Exercise inputs -
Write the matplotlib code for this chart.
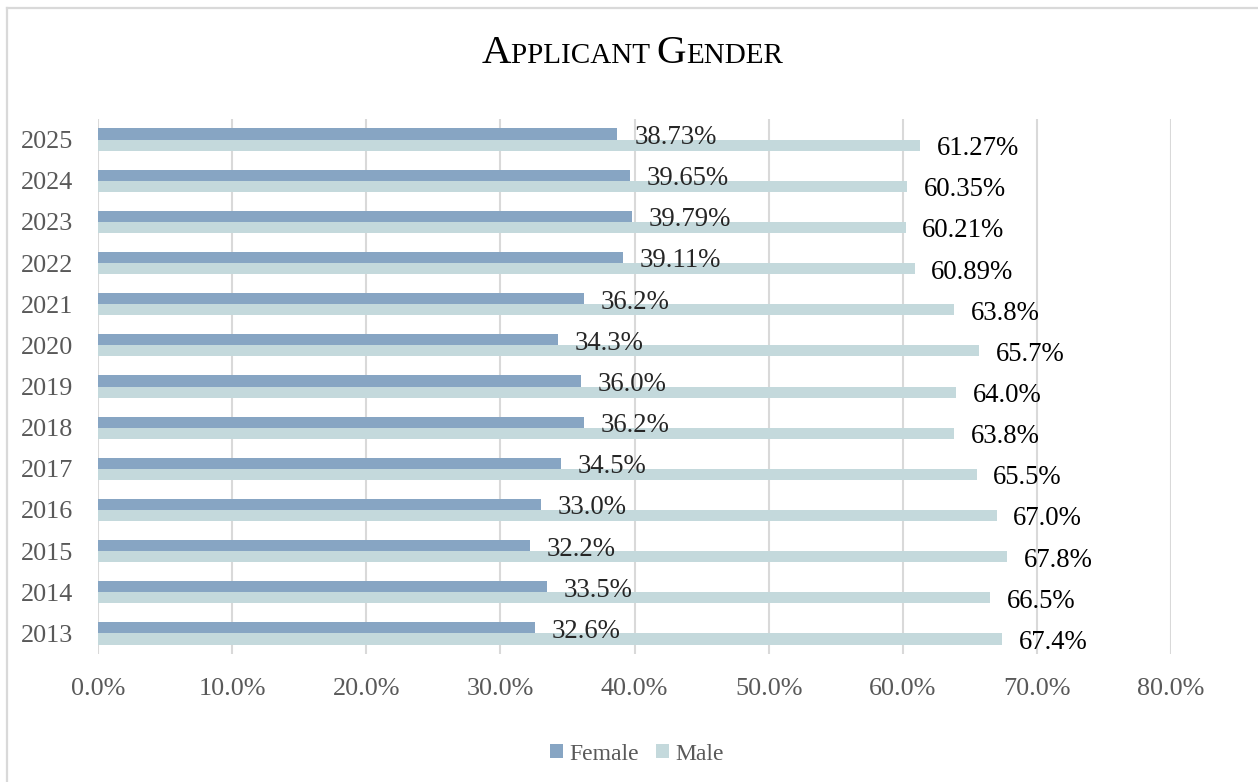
import matplotlib
matplotlib.use("Agg")
import matplotlib.pyplot as plt
from matplotlib.lines import Line2D
from matplotlib.patches import Patch

years = ["2013", "2014", "2015", "2016", "2017", "2018", "2019",
         "2020", "2021", "2022", "2023", "2024", "2025"]
female = [32.6, 33.5, 32.2, 33.0, 34.5, 36.2, 36.0, 34.3, 36.2, 39.11, 39.79, 39.65, 38.73]
male = [67.4, 66.5, 67.8, 67.0, 65.5, 63.8, 64.0, 65.7, 63.8, 60.89, 60.21, 60.35, 61.27]
female_labels = ["32.6%", "33.5%", "32.2%", "33.0%", "34.5%", "36.2%", "36.0%",
                 "34.3%", "36.2%", "39.11%", "39.79%", "39.65%", "38.73%"]
male_labels = ["67.4%", "66.5%", "67.8%", "67.0%", "65.5%", "63.8%", "64.0%",
               "65.7%", "63.8%", "60.89%", "60.21%", "60.35%", "61.27%"]
xticks = [0, 10, 20, 30, 40, 50, 60, 70, 80]
xtick_labels = ["0.0%", "10.0%", "20.0%", "30.0%", "40.0%", "50.0%", "60.0%", "70.0%", "80.0%"]

FEMALE_C = "#87A5C3"
MALE_C = "#C4D9DC"
GRID_C = "#D9D9D9"
TXT_C = "#595959"
FONT = "Liberation Serif"

plt.rcParams["font.family"] = [FONT, "DejaVu Serif"]

W, H = 1258, 782
fig = plt.figure(figsize=(W / 100, H / 100), dpi=100)
ax = fig.add_axes([98 / W, 1 - 654 / H, (1171 - 98) / W, (654 - 119) / H])

ypos = list(range(len(years)))
bh = 0.27
off = 0.135
ax.barh([y + off for y in ypos], female, height=bh, color=FEMALE_C, zorder=3)
ax.barh([y - off for y in ypos], male, height=bh, color=MALE_C, zorder=3)

for y, v, lab in zip(ypos, female, female_labels):
    ax.annotate(lab, (v, y + off), xytext=(12, -2.5), textcoords="offset points",
                ha="left", va="center", fontsize=19.3, color="#262626", zorder=4)
for y, v, lab in zip(ypos, male, male_labels):
    ax.annotate(lab, (v, y - off), xytext=(12, -2.5), textcoords="offset points",
                ha="left", va="center", fontsize=19.3, color="#000000", zorder=4)

ax.set_xlim(0, 80)
ax.set_ylim(-0.5, len(years) - 0.5)
ax.set_xticks(xticks)
ax.set_xticklabels(xtick_labels, fontsize=18.8, color=TXT_C)
ax.set_yticks(ypos)
ax.set_yticklabels(years, fontsize=18.8, color=TXT_C)
ax.tick_params(axis="both", length=0)
ax.tick_params(axis="x", pad=17)
ax.tick_params(axis="y", pad=18)
ax.grid(axis="x", color=GRID_C, linewidth=1.5, zorder=0)
ax.grid(axis="y", visible=False)
for s in ax.spines.values():
    s.set_visible(False)

# legend
handles = [Patch(facecolor=FEMALE_C, label="Female"), Patch(facecolor=MALE_C, label="Male")]
leg = fig.legend(handles=handles, loc="center", bbox_to_anchor=(637 / W, 1 - 754 / H),
                 ncol=2, frameon=False, fontsize=17, handlelength=0.55, handleheight=0.55,
                 handletextpad=0.25, columnspacing=0.75)
for t in leg.get_texts():
    t.set_color(TXT_C)

# border
fig.add_artist(Line2D([7 / W, 1.0], [1 - 8 / H, 1 - 8 / H], transform=fig.transFigure,
                      color=GRID_C, linewidth=1.6))
fig.add_artist(Line2D([7 / W, 7 / W], [0.0, 1 - 8 / H], transform=fig.transFigure,
                      color=GRID_C, linewidth=1.6))

# small-caps title
pieces = [("A", 29.5), ("PPLICANT ", 21), ("G", 29.5), ("ENDER", 21)]
renderer = fig.canvas.get_renderer()
texts = []
for s, fs in pieces:
    t = fig.text(0, 1 - 63 / H, s, fontsize=fs, color="black", ha="left", va="baseline")
    texts.append(t)
widths = [t.get_window_extent(renderer=renderer).width for t in texts]
total = sum(widths)
x = 632 - total / 2
for t, w in zip(texts, widths):
    t.set_x(x / W)
    x += w

fig.savefig("out.png", dpi=100)
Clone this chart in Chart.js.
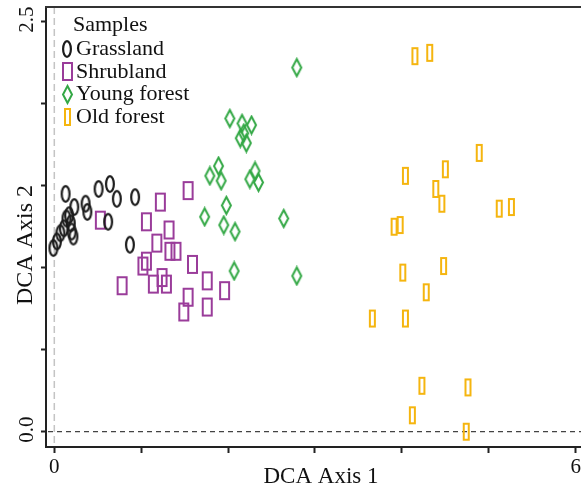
<!DOCTYPE html>
<html><head><meta charset="utf-8">
<script src="https://cdn.jsdelivr.net/npm/chart.js@4.4.1/dist/chart.umd.min.js"></script>
<style>html,body{margin:0;padding:0;background:#fff;overflow:hidden}canvas{display:block}</style>
</head><body>
<canvas id="c" width="581" height="485"></canvas>
<script>
// ---- data ----
const seriesNames = ['Grassland', 'Shrubland', 'Young forest', 'Old forest'];
const legendTitle = 'Samples';
const xTitle = 'DCA Axis 1';
const yTitle = 'DCA Axis 2';
const xTickValues = [0, 1, 2, 3, 4, 5, 6];
const xTickLabels = ['0', '', '', '', '', '', '6'];
const yTickValues = [0, 0.5, 1, 1.5, 2, 2.5];
const yTickLabels = ['0.0', '', '', '', '', '2.5'];

const grassX = [0.13, 0.51, 0.64, 0.72, 0.93, 0.23, 0.36, 0.38, 0.14, 0.17, 0.19, 0.11, 0.20, 0.22, 0.07, 0.03, -0.01, 0.62, 0.87];
const grassY = [1.45, 1.48, 1.51, 1.42, 1.43, 1.37, 1.39, 1.34, 1.30, 1.32, 1.27, 1.24, 1.22, 1.19, 1.21, 1.16, 1.12, 1.28, 1.14];

const shrubX = [0.53, 1.54, 1.22, 1.06, 1.32, 1.18, 1.33, 1.40, 1.06, 1.02, 1.59, 1.24, 1.29, 1.14, 0.78, 1.76, 1.96, 1.54, 1.76, 1.49];
const shrubY = [1.29, 1.47, 1.40, 1.28, 1.23, 1.15, 1.10, 1.10, 1.04, 1.01, 1.02, 0.94, 0.90, 0.90, 0.89, 0.92, 0.86, 0.82, 0.76, 0.73];

const youngX = [2.79, 2.02, 2.16, 2.27, 2.18, 2.14, 2.21, 1.89, 1.79, 1.92, 2.31, 2.25, 2.35, 1.98, 1.73, 1.95, 2.08, 2.64, 2.07, 2.79];
const youngY = [2.22, 1.91, 1.88, 1.87, 1.82, 1.79, 1.76, 1.62, 1.56, 1.53, 1.59, 1.54, 1.52, 1.38, 1.31, 1.26, 1.22, 1.30, 0.98, 0.95];

const oldX = [4.15, 4.32, 4.89, 4.50, 4.04, 4.39, 4.46, 5.12, 5.26, 3.91, 3.98, 4.01, 4.48, 4.28, 3.66, 4.04, 4.23, 4.76, 4.12, 4.74];
const oldY = [2.29, 2.31, 1.70, 1.60, 1.56, 1.48, 1.39, 1.36, 1.37, 1.25, 1.26, 0.97, 1.01, 0.85, 0.69, 0.69, 0.28, 0.27, 0.10, 0.00];

// ---- styling ----
const SERIF = '"Liberation Serif", "Times New Roman", serif';
const colors = ['#1c1c1c', '#9a3c9a', '#33a845', '#f5b50f'];

function makeMarker(kind, color, w, h, lw) {
  const c = document.createElement('canvas');
  c.width = w + 2; c.height = h + 2;
  const g = c.getContext('2d');
  g.strokeStyle = color; g.lineWidth = lw;
  const cx = c.width / 2, cy = c.height / 2, rw = (w - lw) / 2, rh = (h - lw) / 2;
  g.beginPath();
  if (kind === 'ellipse') g.ellipse(cx, cy, rw, rh, 0, 0, Math.PI * 2);
  else if (kind === 'rect') g.rect(cx - rw, cy - rh, 2 * rw, 2 * rh);
  else { g.moveTo(cx, cy - rh); g.lineTo(cx + rw, cy); g.lineTo(cx, cy + rh); g.lineTo(cx - rw, cy); g.closePath(); }
  g.stroke();
  return c;
}
const markers = [
  makeMarker('ellipse', colors[0], 10, 18, 2.2),
  makeMarker('rect', colors[1], 11, 19, 2),
  makeMarker('diamond', colors[2], 11, 19, 2),
  makeMarker('rect', colors[3], 7, 18, 2)
];

const toPts = (xs, ys) => xs.map((v, i) => ({ x: v, y: ys[i] }));
const seriesData = [toPts(grassX, grassY), toPts(shrubX, shrubY), toPts(youngX, youngY), toPts(oldX, oldY)];

const overlay = {
  id: 'overlay',
  beforeDatasetsDraw(chart) {
    const { ctx, chartArea: a, scales: { x, y } } = chart;
    ctx.save();
    const x0 = x.getPixelForValue(0);
    ctx.strokeStyle = '#c4c4c4'; ctx.lineWidth = 1.5; ctx.setLineDash([7, 4]);
    ctx.beginPath(); ctx.moveTo(x0, a.top); ctx.lineTo(x0, a.bottom); ctx.stroke();
    const y0 = y.getPixelForValue(0);
    ctx.strokeStyle = '#444'; ctx.lineWidth = 1.2; ctx.setLineDash([5, 4]);
    ctx.beginPath(); ctx.moveTo(a.left + 2, y0); ctx.lineTo(a.right, y0); ctx.stroke();
    ctx.setLineDash([]);
    ctx.strokeStyle = '#333'; ctx.lineWidth = 2;
    ctx.beginPath(); ctx.moveTo(a.left - 1, a.top); ctx.lineTo(a.right, a.top); ctx.stroke();
    ctx.restore();
  },
  afterDraw(chart) {
    const { ctx, scales: { y } } = chart;
    ctx.save();
    ctx.fillStyle = '#111';
    ctx.font = '21px ' + SERIF;
    ctx.textAlign = 'center'; ctx.textBaseline = 'alphabetic';
    yTickValues.forEach((v, i) => {
      if (!yTickLabels[i]) return;
      ctx.save();
      ctx.translate(33, y.getPixelForValue(v) - 2);
      ctx.rotate(-Math.PI / 2);
      ctx.fillText(yTickLabels[i], 0, 0);
      ctx.restore();
    });
    ctx.font = '23px ' + SERIF;
    ctx.fillText(xTitle, 321, 483);
    ctx.save();
    ctx.font = '24px ' + SERIF;
    ctx.translate(32, 245);
    ctx.rotate(-Math.PI / 2);
    ctx.fillText(yTitle, 0, 0);
    ctx.restore();
    ctx.font = '22px ' + SERIF;
    ctx.textAlign = 'left';
    ctx.fillText(legendTitle, 73, 31);
    seriesNames.forEach((name, i) => {
      const cy = 49 + i * 22.5;
      const m = markers[i];
      ctx.drawImage(m, Math.round(67 - m.width / 2), Math.round(cy - m.height / 2));
      ctx.fillText(name, 76, 55 + i * 22.5);
    });
    ctx.restore();
  }
};

new Chart(document.getElementById('c'), {
  type: 'scatter',
  data: {
    datasets: seriesNames.map((name, i) => ({
      label: name,
      data: seriesData[i],
      pointStyle: markers[i],
      pointRadius: 8,
      pointHoverRadius: 8
    }))
  },
  options: {
    responsive: false,
    animation: false,
    events: [],
    layout: { autoPadding: false, padding: { top: 7, right: 0, left: 0, bottom: 0 } },
    plugins: { legend: { display: false }, tooltip: { enabled: false }, title: { display: false } },
    scales: {
      x: {
        type: 'linear', position: 'bottom', min: -0.0955, max: 6.061,
        afterBuildTicks: s => { s.ticks = xTickValues.map(v => ({ value: v })); },
        afterFit: s => { s.height = 38; s.paddingLeft = 0; s.paddingRight = 0; },
        ticks: {
          autoSkip: false, maxRotation: 0, minRotation: 0, padding: 2,
          callback: v => xTickLabels[xTickValues.indexOf(v)] || '',
          font: { family: SERIF, size: 21 }, color: '#111'
        },
        grid: { display: true, drawOnChartArea: false, drawTicks: true, tickLength: 6, tickWidth: 2, color: '#222' },
        border: { display: true, color: '#222', width: 2 }
      },
      y: {
        type: 'linear', position: 'left', min: -0.0933, max: 2.5896,
        afterBuildTicks: s => { s.ticks = yTickValues.map(v => ({ value: v })); },
        afterFit: s => { s.width = 46; s.paddingTop = 0; s.paddingBottom = 0; },
        ticks: { display: false },
        grid: { display: true, drawOnChartArea: false, drawTicks: true, tickLength: 5, tickWidth: 2, color: '#222' },
        border: { display: true, color: '#222', width: 2 }
      }
    }
  },
  plugins: [overlay]
});
</script>
</body></html>
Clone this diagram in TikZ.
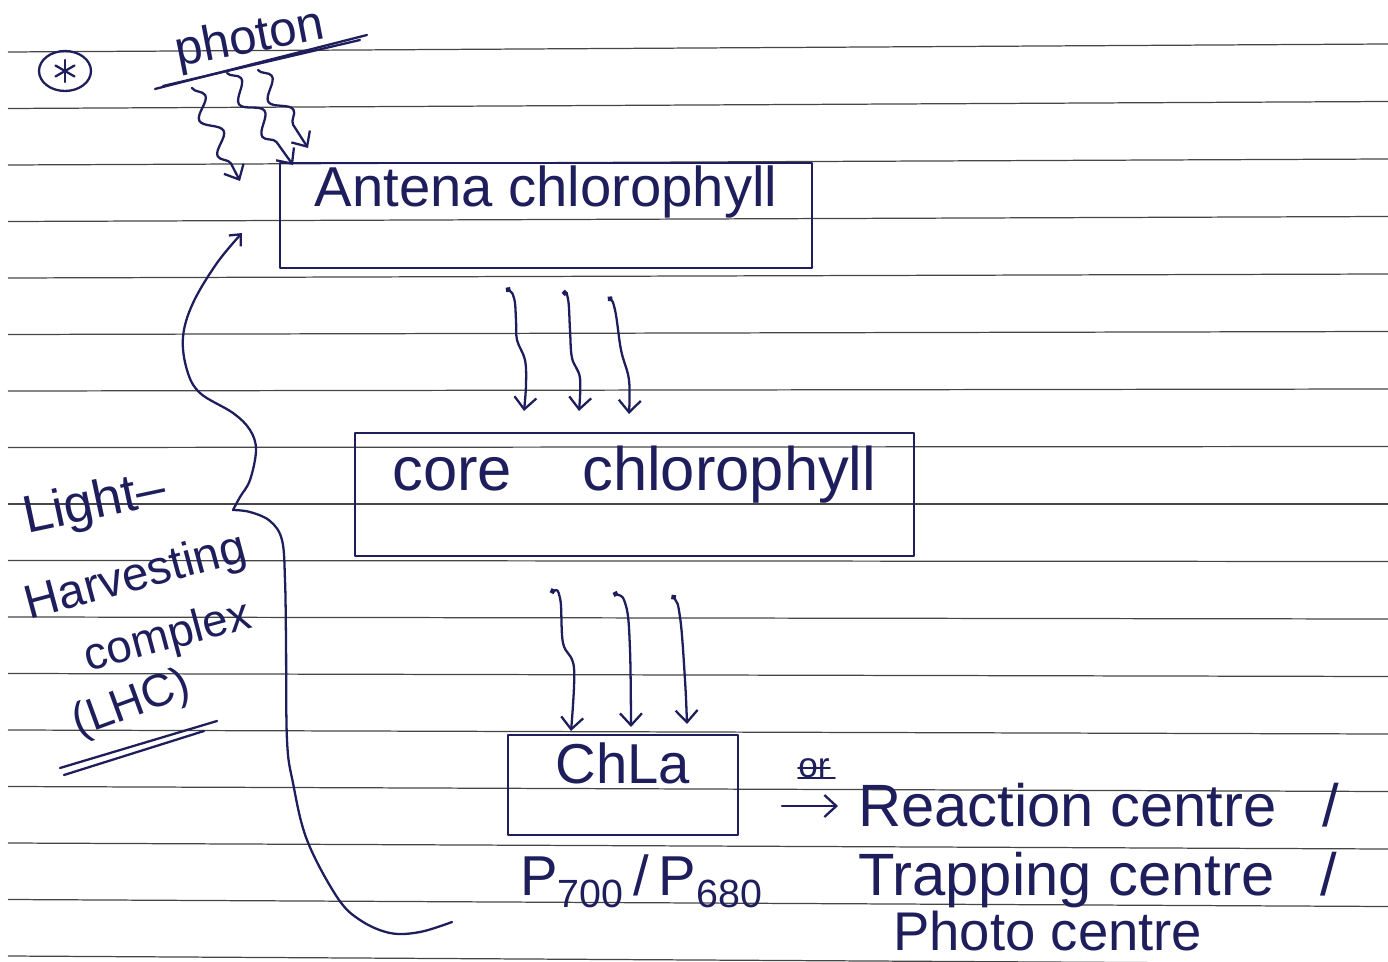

Problem statement - Go from the first line of the data above to the line containing "from matplotlib.patches import Patch" and retype exactly those lines, both included, but none of the pictures.

Final answer -
Write the matplotlib code for this chart.
import matplotlib
matplotlib.use("Agg")
import matplotlib.pyplot as plt
from matplotlib.lines import Line2D
from matplotlib.patches import Patch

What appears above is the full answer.